- **MATERIALS PROVIDED**

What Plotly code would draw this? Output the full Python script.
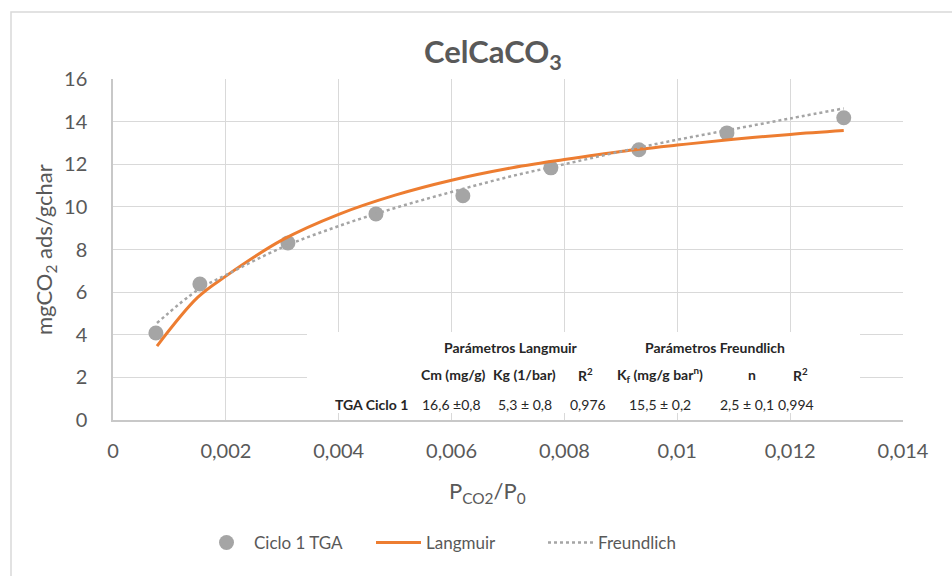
import plotly.graph_objects as go

# ---- data ----
p_data = [0.00076, 0.00154, 0.0031, 0.00466, 0.0062, 0.00776, 0.00932, 0.01088, 0.01295]
q_data = [4.08, 6.38, 8.31, 9.67, 10.52, 11.83, 12.68, 13.47, 14.18]

p_fit = [0.00078, 0.0015, 0.002, 0.003, 0.004, 0.005, 0.006, 0.007, 0.008, 0.009, 0.010, 0.011, 0.012, 0.01295]
q_langmuir = [3.47, 5.75, 6.75, 8.45, 9.65, 10.55, 11.25, 11.8, 12.22, 12.6, 12.9, 13.17, 13.4, 13.58]
q_freundlich = [4.55, 6.1, 6.8, 8.1, 9.1, 9.95, 10.7, 11.4, 12.0, 12.6, 13.15, 13.65, 14.15, 14.62]

x_ticks = [0, 0.002, 0.004, 0.006, 0.008, 0.010, 0.012, 0.014]
x_ticktext = ["0", "0,002", "0,004", "0,006", "0,008", "0,01", "0,012", "0,014"]
y_ticks = [0, 2, 4, 6, 8, 10, 12, 14, 16]

series_names = ["Ciclo 1 TGA", "Langmuir", "Freundlich"]

table_header = ["Parámetros Langmuir", "Parámetros Freundlich"]
table_cols = ["Cm (mg/g)", "Kg (1/bar)", "R<sup>2</sup>", "K<sub>f</sub> (mg/g bar<sup>n</sup>)", "n", "R<sup>2</sup>"]
table_rowlabel = "TGA Ciclo 1"
table_values = ["16,6 ±0,8", "5,3 ± 0,8", "0,976", "15,5 ± 0,2", "2,5 ± 0,1", "0,994"]

# ---- layout helpers (pixels -> paper) ----
W, H = 952, 576
L, R, T, B = 113, 903, 79, 420
def px(x):
    return (x - L) / (R - L)
def py(y):
    return (B - y) / (B - T)

GRAY = "#A5A5A5"
ORANGE = "#ED7D31"
TXT = "#595959"
FONT = "Lato"

fig = go.Figure()
fig.add_trace(go.Scatter(x=p_data, y=q_data, mode="markers", name=series_names[0],
                         marker=dict(size=15, color=GRAY)))
fig.add_trace(go.Scatter(x=p_fit, y=q_langmuir, mode="lines", name=series_names[1],
                         line=dict(color=ORANGE, width=3, shape="spline")))
fig.add_trace(go.Scatter(x=p_fit, y=q_freundlich, mode="lines", name=series_names[2],
                         line=dict(color=GRAY, width=2.5, dash="dot", shape="spline")))

shapes = [
    # chart border
    dict(type="rect", xref="paper", yref="paper", x0=px(11), x1=px(W + 20), y0=py(H + 20), y1=py(12),
         line=dict(color="#D9D9D9", width=1.5), fillcolor="rgba(0,0,0,0)", layer="below"),
    # table background
    dict(type="rect", xref="paper", yref="paper", x0=px(307), x1=px(860), y0=py(413), y1=py(332),
         line=dict(width=0), fillcolor="white", layer="above"),
]

ann = []
ann.append(dict(text="<b>CelCaCO<sub>3</sub></b>", x=px(493), y=py(53), xref="paper", yref="paper",
                showarrow=False, font=dict(family=FONT, size=31, color=TXT), xanchor="center", yanchor="middle"))
ann.append(dict(text="P<sub>CO2</sub>/P<sub>0</sub>", x=px(487), y=py(492), xref="paper", yref="paper",
                showarrow=False, font=dict(family=FONT, size=22, color=TXT), xanchor="center", yanchor="middle"))
ann.append(dict(text="mgCO<sub>2</sub> ads/gchar", x=px(45), y=py(250), xref="paper", yref="paper",
                showarrow=False, textangle=-90, font=dict(family=FONT, size=22, color=TXT),
                xanchor="center", yanchor="middle"))

TCOL = "#262626"
TS = 14
hdr_x = [511, 715]
for t, xx in zip(table_header, hdr_x):
    ann.append(dict(text="<b>" + t + "</b>", x=px(xx), y=py(347), xref="paper", yref="paper", showarrow=False,
                    font=dict(family=FONT, size=TS, color=TCOL), xanchor="center", yanchor="middle"))
col_x = [453, 524, 585, 660, 752, 800]
for t, xx in zip(table_cols, col_x):
    ann.append(dict(text="<b>" + t + "</b>", x=px(xx), y=py(374), xref="paper", yref="paper", showarrow=False,
                    font=dict(family=FONT, size=TS, color=TCOL), xanchor="center", yanchor="middle"))
ann.append(dict(text="<b>" + table_rowlabel + "</b>", x=px(371), y=py(404), xref="paper", yref="paper",
                showarrow=False, font=dict(family=FONT, size=TS, color=TCOL), xanchor="center", yanchor="middle"))
val_x = [451, 525, 588, 660, 747, 796]
for t, xx in zip(table_values, val_x):
    ann.append(dict(text=t, x=px(xx), y=py(404), xref="paper", yref="paper", showarrow=False,
                    font=dict(family=FONT, size=TS, color=TCOL), xanchor="center", yanchor="middle"))

fig.update_layout(
    width=W, height=H,
    margin=dict(l=L, r=W - R, t=T, b=H - B, autoexpand=False),
    paper_bgcolor="white", plot_bgcolor="white",
    font=dict(family=FONT, color=TXT, size=16),
    showlegend=True,
    legend=dict(orientation="h", x=px(199), xanchor="left", y=py(543), yanchor="middle",
                itemwidth=45, entrywidth=112, entrywidthmode="pixels",
                font=dict(family=FONT, size=17, color=TXT), bgcolor="rgba(0,0,0,0)"),
    xaxis=dict(range=[0, 0.014], tickvals=x_ticks, ticktext=x_ticktext, showgrid=True,
               gridcolor="#D9D9D9", gridwidth=1.3, showline=True, linecolor="#C8C8C8", linewidth=1.5,
               zeroline=False, ticks="", ticklabelstandoff=12, tickfont=dict(size=20, color=TXT)),
    yaxis=dict(range=[0, 16], tickvals=y_ticks, showgrid=True, gridcolor="#D9D9D9", gridwidth=1.3,
               showline=True, linecolor="#C8C8C8", linewidth=1.5, zeroline=False, ticks="",
               ticklabelstandoff=20, tickfont=dict(size=20, color=TXT)),
    shapes=shapes,
    annotations=ann,
)

fig.write_html("out.html")
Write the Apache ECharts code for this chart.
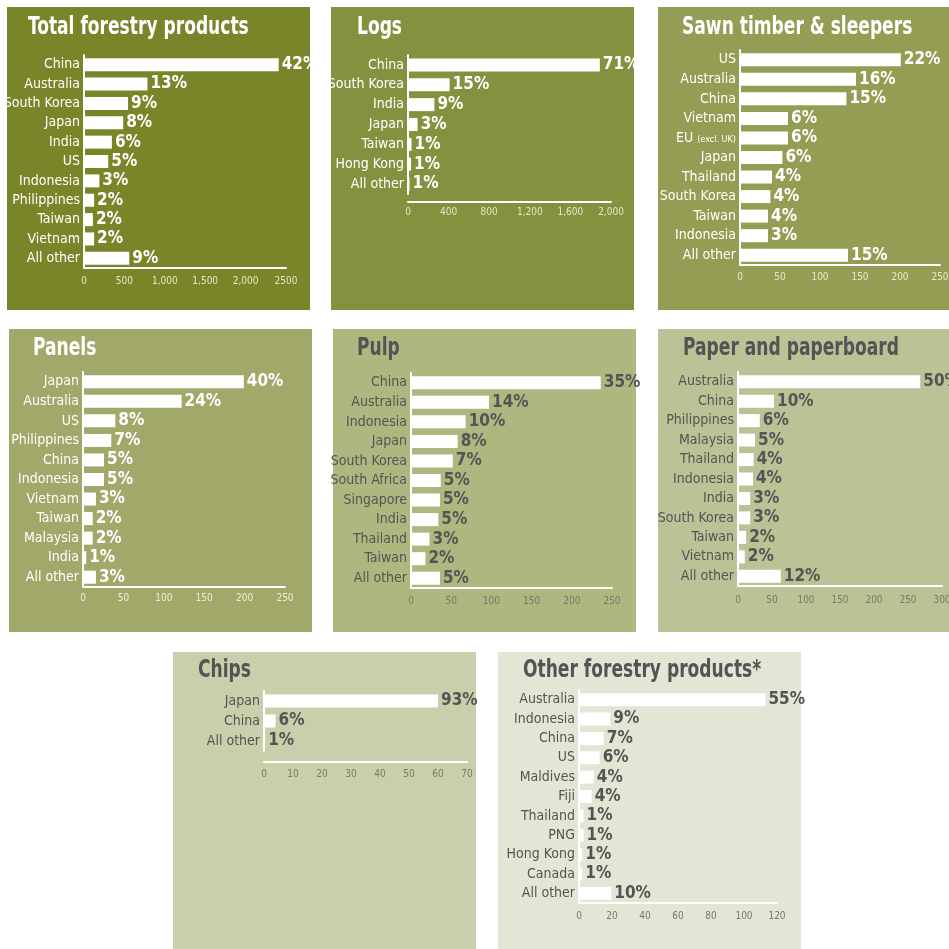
<!DOCTYPE html>
<html><head><meta charset="utf-8">
<script src="https://cdn.jsdelivr.net/npm/echarts@6/dist/echarts.min.js"></script>
<style>html,body{margin:0;padding:0;background:#fff}#c{width:949px;height:949px}</style>
</head><body><div id="c"></div>
<script>
// ---- DATA ----
const totalCats = ['China','Australia','South Korea','Japan','India','US','Indonesia','Philippines','Taiwan','Vietnam','All other'];
const totalVals = [2410, 785, 545, 485, 345, 300, 190, 125, 110, 125, 560];
const totalPct = ['42%','13%','9%','8%','6%','5%','3%','2%','2%','2%','9%'];
const totalTicks = ['0','500','1,000','1,500','2,000','2500'];

const logsCats = ['China','South Korea','India','Japan','Taiwan','Hong Kong','All other'];
const logsVals = [1890, 410, 260, 95, 35, 30, 15];
const logsPct = ['71%','15%','9%','3%','1%','1%','1%'];
const logsTicks = ['0','400','800','1,200','1,600','2,000'];

const sawnCats = ['US','Australia','China','Vietnam','EU','Japan','Thailand','South Korea','Taiwan','Indonesia','All other'];
const sawnVals = [201, 145, 133, 60, 60, 53, 40, 38, 35, 35, 135];
const sawnPct = ['22%','16%','15%','6%','6%','6%','4%','4%','4%','3%','15%'];
const sawnTicks = ['0','50','100','150','200','250'];

const panelCats = ['Japan','Australia','US','Philippines','China','Indonesia','Vietnam','Taiwan','Malaysia','India','All other'];
const panelVals = [199, 122, 40, 35, 26, 26, 16, 12, 12, 4, 16];
const panelPct = ['40%','24%','8%','7%','5%','5%','3%','2%','2%','1%','3%'];
const panelTicks = ['0','50','100','150','200','250'];

const pulpCats = ['China','Australia','Indonesia','Japan','South Korea','South Africa','Singapore','India','Thailand','Taiwan','All other'];
const pulpVals = [236, 97, 68, 58, 52, 37, 36, 34, 23, 18, 36];
const pulpPct = ['35%','14%','10%','8%','7%','5%','5%','5%','3%','2%','5%'];
const pulpTicks = ['0','50','100','150','200','250'];

const paperCats = ['Australia','China','Philippines','Malaysia','Thailand','Indonesia','India','South Korea','Taiwan','Vietnam','All other'];
const paperVals = [268, 53, 32, 25, 23, 22, 18, 18, 12, 10, 63];
const paperPct = ['50%','10%','6%','5%','4%','4%','3%','3%','2%','2%','12%'];
const paperTicks = ['0','50','100','150','200','250','300'];

const chipsCats = ['Japan','China','All other'];
const chipsVals = [60, 4, 0.4];
const chipsPct = ['93%','6%','1%'];
const chipsTicks = ['0','10','20','30','40','50','60','70'];

const otherCats = ['Australia','Indonesia','China','US','Maldives','Fiji','Thailand','PNG','Hong Kong','Canada','All other'];
const otherVals = [113, 19, 15, 12.5, 9, 7.7, 2.8, 2.8, 2, 2, 19.6];
const otherPct = ['55%','9%','7%','6%','4%','4%','1%','1%','1%','1%','10%'];
const otherTicks = ['0','20','40','60','80','100','120'];

// ---- LAYOUT / STYLE ----
const FONT = '"DejaVu Sans Condensed","Liberation Sans Narrow",sans-serif';
const DARK = '#545454';
const panels = [
  {title:'Total forestry products', cats:totalCats, vals:totalVals, pct:totalPct, ticks:totalTicks, max:2500, interval:500,
   bg:'#7a8428', box:[7,7,303,303], txt:'#ffffff', tick:'#e4e6c8', grid:[84,55,202,213], tpos:[28,15], off:0, margin:8},
  {title:'Logs', cats:logsCats, vals:logsVals, pct:logsPct, ticks:logsTicks, max:2000, interval:400,
   bg:'#86913f', box:[331,7,303,303], txt:'#ffffff', tick:'#e4e6c8', grid:[408,55,203,139], tpos:[357,15], off:8, margin:5},
  {title:'Sawn timber & sleepers', cats:sawnCats, vals:sawnVals, pct:sawnPct, ticks:sawnTicks, max:250, interval:50,
   bg:'#949d53', box:[658,7,291,303], txt:'#ffffff', tick:'#e8eacf', grid:[740,50,200,215], tpos:[682,15], off:0, margin:7},
  {title:'Panels', cats:panelCats, vals:panelVals, pct:panelPct, ticks:panelTicks, max:250, interval:50,
   bg:'#a2a869', box:[9,329,303,303], txt:'#ffffff', tick:'#eceed8', grid:[83,372,202,215], tpos:[33,336], off:0, margin:6},
  {title:'Pulp', cats:pulpCats, vals:pulpVals, pct:pulpPct, ticks:pulpTicks, max:250, interval:50,
   bg:'#b0b67f', box:[333,329,303,303], txt:DARK, tick:'#777a68', grid:[411,373,201,215], tpos:[357,336], off:0, margin:8},
  {title:'Paper and paperboard', cats:paperCats, vals:paperVals, pct:paperPct, ticks:paperTicks, max:300, interval:50,
   bg:'#bcc196', box:[658,329,291,303], txt:DARK, tick:'#777a68', grid:[738,372,204,214], tpos:[683,336], off:0, margin:9},
  {title:'Chips', cats:chipsCats, vals:chipsVals, pct:chipsPct, ticks:chipsTicks, max:70, interval:10,
   bg:'#cacfab', box:[173,652,303,297], txt:DARK, tick:'#777a68', grid:[264,691,203,60], tpos:[198,658], off:11, margin:7},
  {title:'Other forestry products*', cats:otherCats, vals:otherVals, pct:otherPct, ticks:otherTicks, max:120, interval:20,
   bg:'#e3e5d5', box:[498,652,303,297], txt:DARK, tick:'#77786c', grid:[579,690,198,213], tpos:[523,658], off:0, margin:8}
];

const option = {animation:false, grid:[], xAxis:[], yAxis:[], series:[], graphic:[]};
panels.forEach((p, i) => {
  option.graphic.push({type:'rect', z:-10, silent:true,
    shape:{x:p.box[0], y:p.box[1], width:p.box[2], height:p.box[3]}, style:{fill:p.bg}});
  option.graphic.push({type:'text', z:10, silent:true, x:p.tpos[0], y:p.tpos[1], scaleX:0.76,
    style:{text:p.title, fill:p.txt, fontFamily:FONT, fontWeight:'bold', fontSize:25, textVerticalAlign:'top', verticalAlign:'top'}});
  option.grid.push({left:p.grid[0], top:p.grid[1], width:p.grid[2], height:p.grid[3], containLabel:false, outerBoundsMode:'none'});
  option.xAxis.push({type:'value', gridIndex:i, min:0, max:p.max, interval:p.interval, offset:p.off,
    splitLine:{show:false}, axisTick:{show:false},
    axisLine:{show:true, onZero:false, lineStyle:{color:'#ffffff', width:2}},
    axisLabel:{color:p.tick, fontFamily:FONT, fontSize:10, margin:p.margin, hideOverlap:false,
      formatter:(v)=>p.ticks[Math.round(v/p.interval)] ?? ''}});
  option.yAxis.push({type:'category', gridIndex:i, inverse:true, data:p.cats,
    axisTick:{show:false}, splitLine:{show:false},
    axisLine:{show:true, lineStyle:{color:'#ffffff', width:2}},
    axisLabel:{interval:0, color:p.txt, fontFamily:FONT, fontSize:14, margin:4, hideOverlap:false,
      formatter:(v)=> v==='EU' ? 'EU {s|(excl. UK)}' : v,
      rich:{s:{fontSize:9, color:p.txt, fontFamily:FONT, padding:[3,0,0,0]}}}});
  option.series.push({type:'bar', xAxisIndex:i, yAxisIndex:i, data:p.vals, barWidth:13,
    itemStyle:{color:'#ffffff'},
    label:{show:true, position:'right', distance:3, color:p.txt, fontFamily:FONT, fontWeight:'bold', fontSize:17,
      formatter:(q)=>p.pct[q.dataIndex]}});
});

const chart = echarts.init(document.getElementById('c'), null, {renderer:'canvas'});
chart.setOption(option);
</script></body></html>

- **WHAT IS ASKED**
Search the lines above for the string "code" and copy each line that has it.

- **THE RESPONSE**
What Plotly code would draw this? Output the full Python script.
Write the Apache ECharts code for this chart.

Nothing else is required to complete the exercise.